Tree bearing the names of past benefactors of Pembroke College Library – MS LC.II.77, f. 1v

Tree bearing the names of living benefactors of Pembroke College Library – MS LC.II.77, f. 2r

At the front of the Benefactors’ Book is an ornate frontispiece. Two trees are painted on facing pages, one bearing gold leaves and the other green. The gold tree’s leaves sport the names of the library’s deceased donors, and the green tree’s are reserved for living benefactors. Many of its blank leaves are suggestively blank, as if waiting to be filled in. This frontispiece gives us the key to the ultimate purpose of the Benefactors’ Book: it was an instrument for encouraging donations of books to Pembroke’s library. By bequeathing a book or collection of books, a former member of the college could repay the academic community that had nourished him. All the better, from his perspective, if his name could be memorialised in so sumptuous a book.
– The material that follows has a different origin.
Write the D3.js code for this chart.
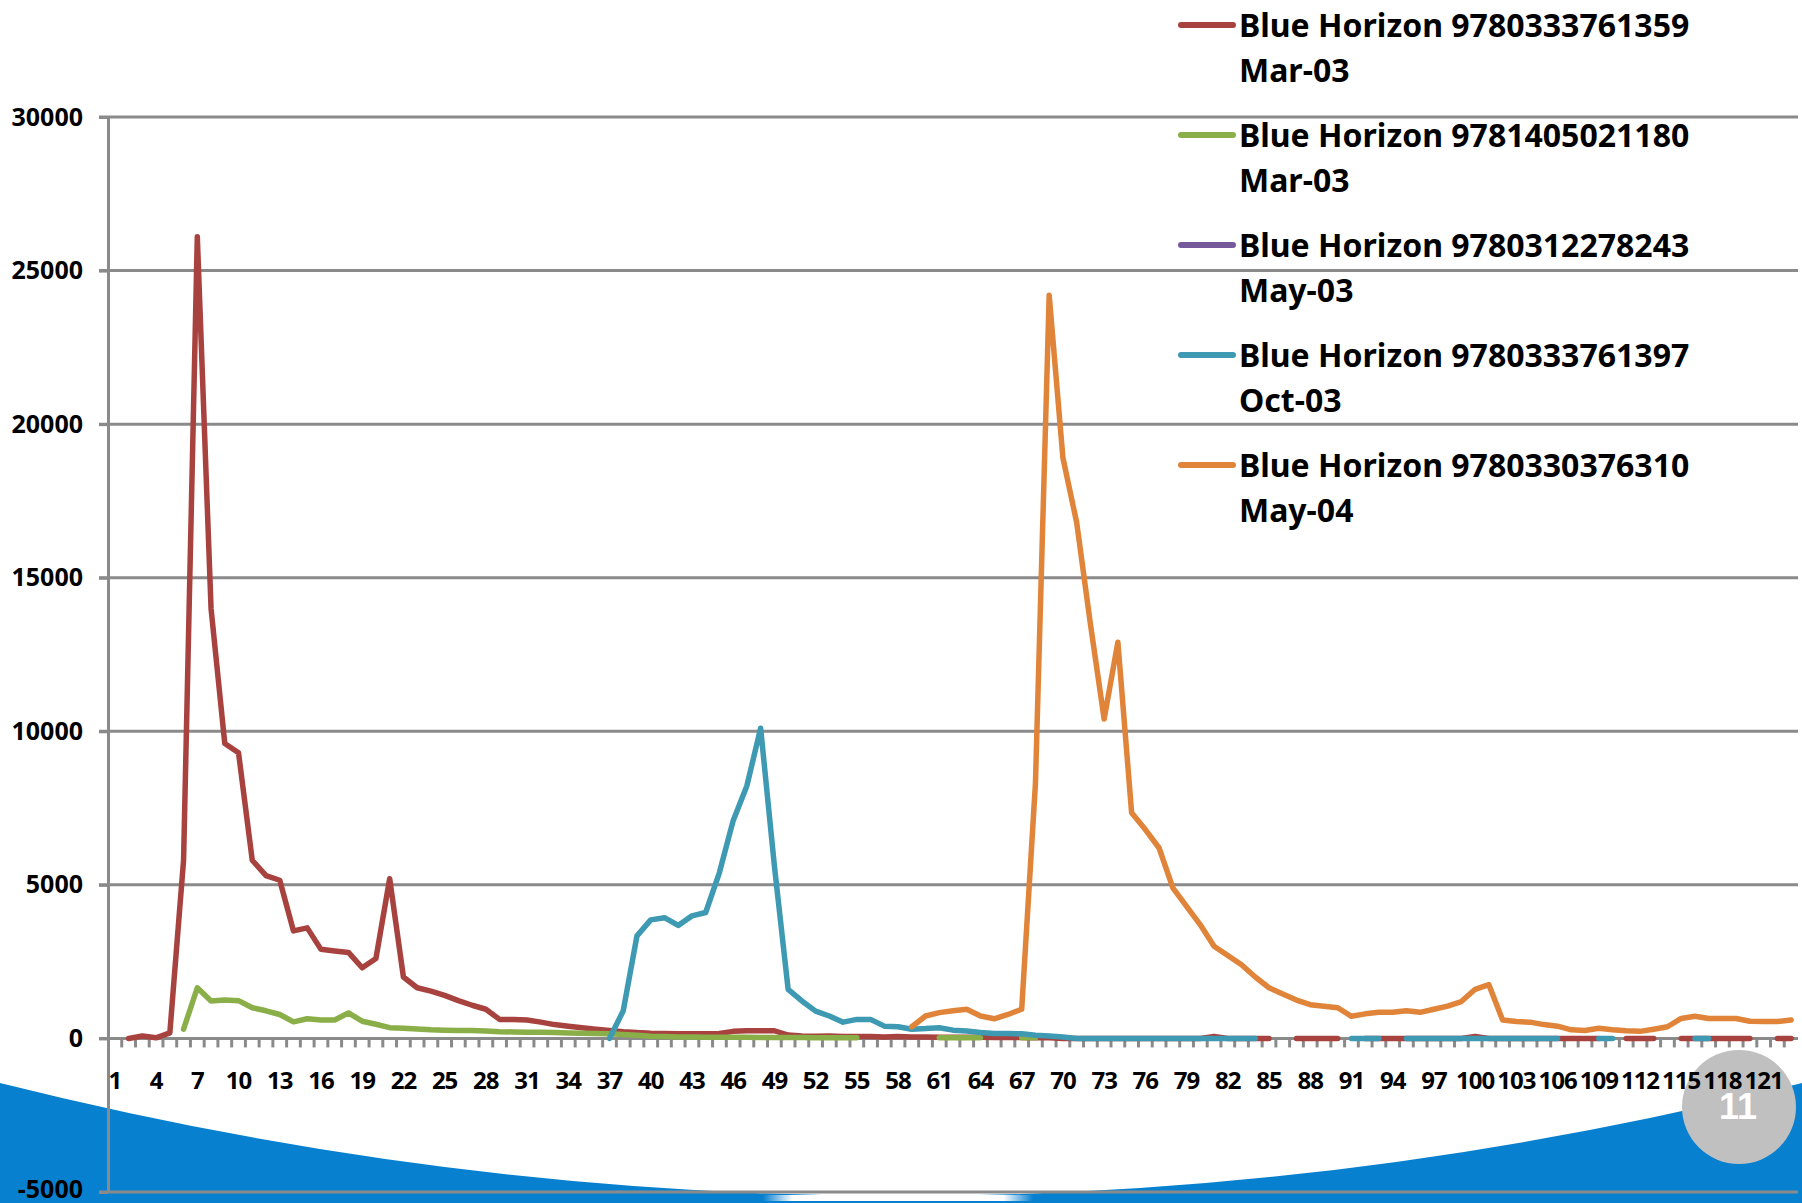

In 1622, the Pembroke fellow Richard Pemberton attached the following inscription to the book he gave, which was later copied into his entry in the college benefactors’ book. It is a poem of thanksgiving to Marie de St Pol, foundress of the College:

 

Ω φιλὴ Μαριὰμ Μαρίαν μετὰ παρθένον ἁγνὴν

Ου σ᾽ ἀν ἀμειψαίμην πρὸς Αθῆνας μητέρα κεδνὴν

Ευμενέως λάβε ταῦτα τεοῦ θρεπτήρια τέκνου,

Quem res curta satis non sinit esse pium.

 

(O fond Marie, next in worth to the holy virgin Mary,

Though I cannot repay thee, fosteress of Athens,

Take with good will your son’s offering of thanks for his nourishment,

Whose poverty keeps him from sufficient piety.)

 

There are a thousand similar sentiments in most of the donors’ books. The books that a donor gave declared his thanks to – and his membership of – the intellectual family that had brought him up. The Pembroke Benefactors’ Book itself was created in the same spirit of filial reverence. In his opening letter to the Master and Fellows, Wren offered them his labours as an act ‘of thanksgiving to our forebears, of devotion to alma mater, of duty to you, and of encouragement to posterity.’
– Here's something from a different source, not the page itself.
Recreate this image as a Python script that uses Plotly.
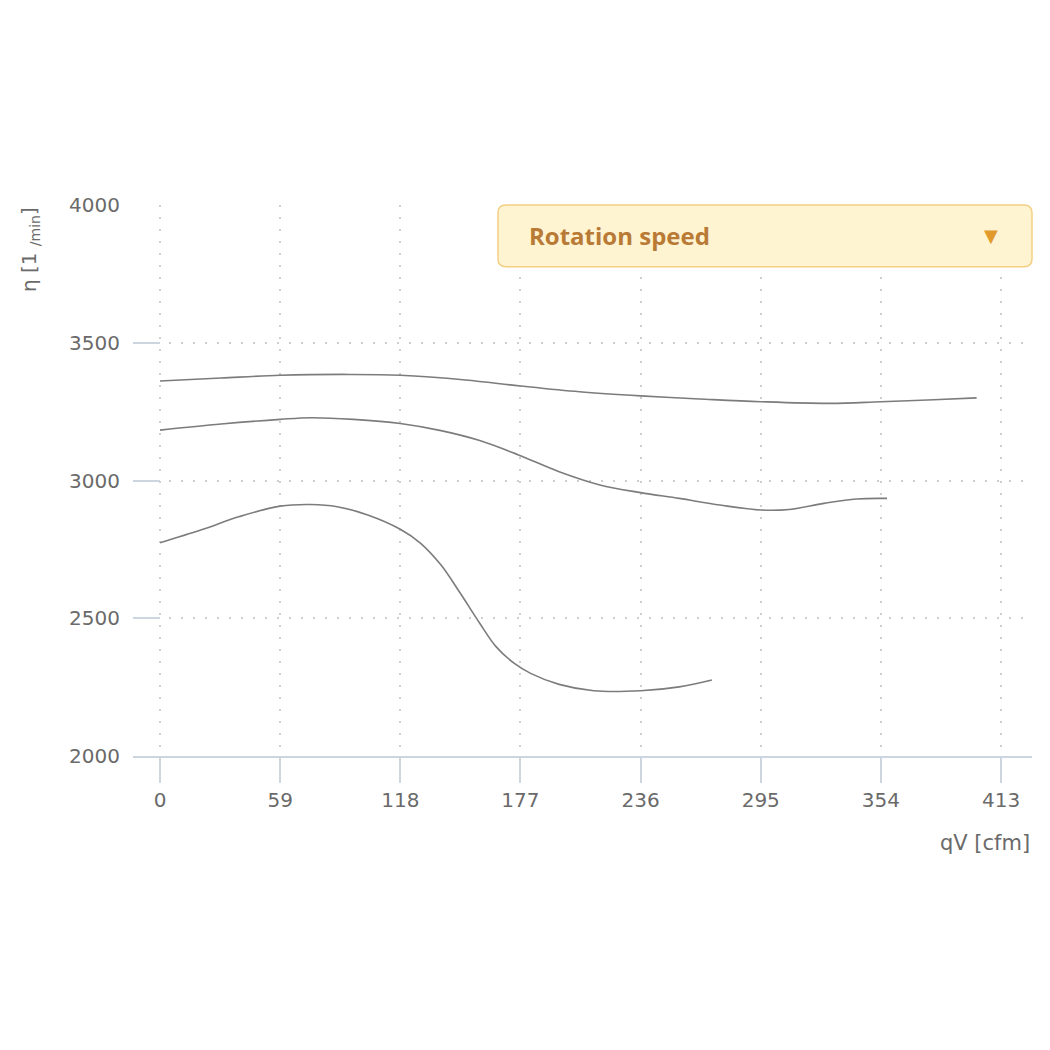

Whether the benefactors’ book succeeded in its purpose of actually encouraging donations to the library is an open question. It can be said for certain, however, that it succeeded in commemorating Pembroke’s seventeenth-century donors. Indeed, Pembroke’s benefactors’ book is one of our most important material witnesses to a learned society that is now sunk far into the past.

 

Notes:

[1] Ralph Brownrigg featured briefly in an earlier blog post concerning the provenance of a notebook containing an early draft of part of the King James Bible.